E sendo assim, notívaga como sou, vou fazer uma xícara de chá e esperar as irmãs para trocar uma ideia, despeço-me por hora e : bom dia para quem é de bom dia, boa noite para quem é de boa noite e sigamos incomodando. Porquê uma mulher negra empoderada incomoda muita gente, quando elas se juntam incomodam , incomodam, incomodam muito mais…

 

8 comments
  1. Qual o nome do grupo? Preciso compartir minhas experiencias. Sou empoderada há uns 15 anos e não foi fácil cada conquista, gostaria de participar deste e de outros grupo no mesmo foco.

  2. Que texto maravilhoso,continuem produzindo mais e incomodando muita gente,não podemos nos calar diante das situações que vivemos no dia a dia.

  3. Viviana Santiago, que texto perfeito. Nossa vou colocar como destaque numa página que ajudo a administrar, a gente precisa incomodar mais, ainda está pouco. Por nossas ancestrais. Gratidão por você existir com esta escrita empoderadora e com acolhimento de nossas dores silenciadas. Gostaria de dizer que te amo por isso. Posso? Muita luz, vida longa para que possamos te escutar muito. Todo o poder de ser você.
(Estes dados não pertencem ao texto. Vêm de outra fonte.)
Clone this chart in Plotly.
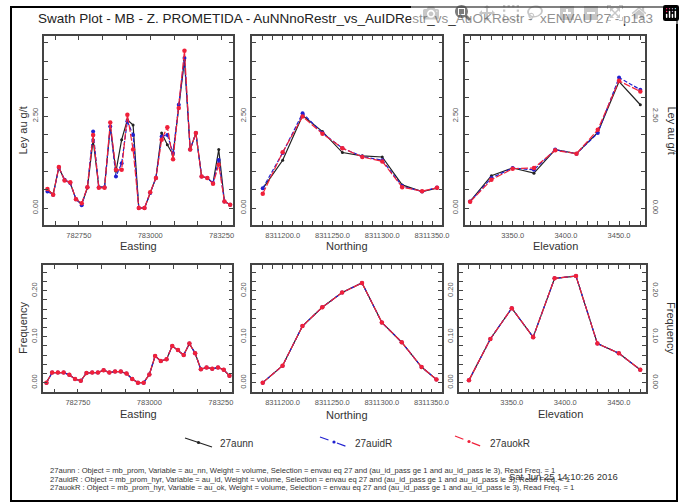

  4. No meu caso, sempre ouvi coisas como “você é muito exigente” e/ou “precisa relaxar mais”. Talvez isso expressasse uma real preocupação de algumas pessoas com minha saúde. Mas, na maior parte das vezes, a preocupação parecia estar atrelada com o tamanho da minha ambição de ter uma carreira acadêmica com direito a tudo que qualquer pessoa branca teria. E eu sempre soube que precisava me esforçar mais que xs colegas para chegar lá. Ouvi isso, mesmo tendo o “privilégio” de ser parda com poucos traços negroides, porque numa sociedade racista isto é – infelizmente – um privilégio. Mas sempre uma “estranha no ninho” de lugares feitos para brancos ocuparem.

    1. Olá Maria Camila Florêncio, sei exatamente o que é isso que vc passa, quando pendem para “relaxarmos” nos podando, traduziu o que passo há anos, quando não nos chamam de extremistas por escutar a nossa intuição. Estou seguindo meu poder interior, caso contrário nos matam física e psiquicamente. Asè!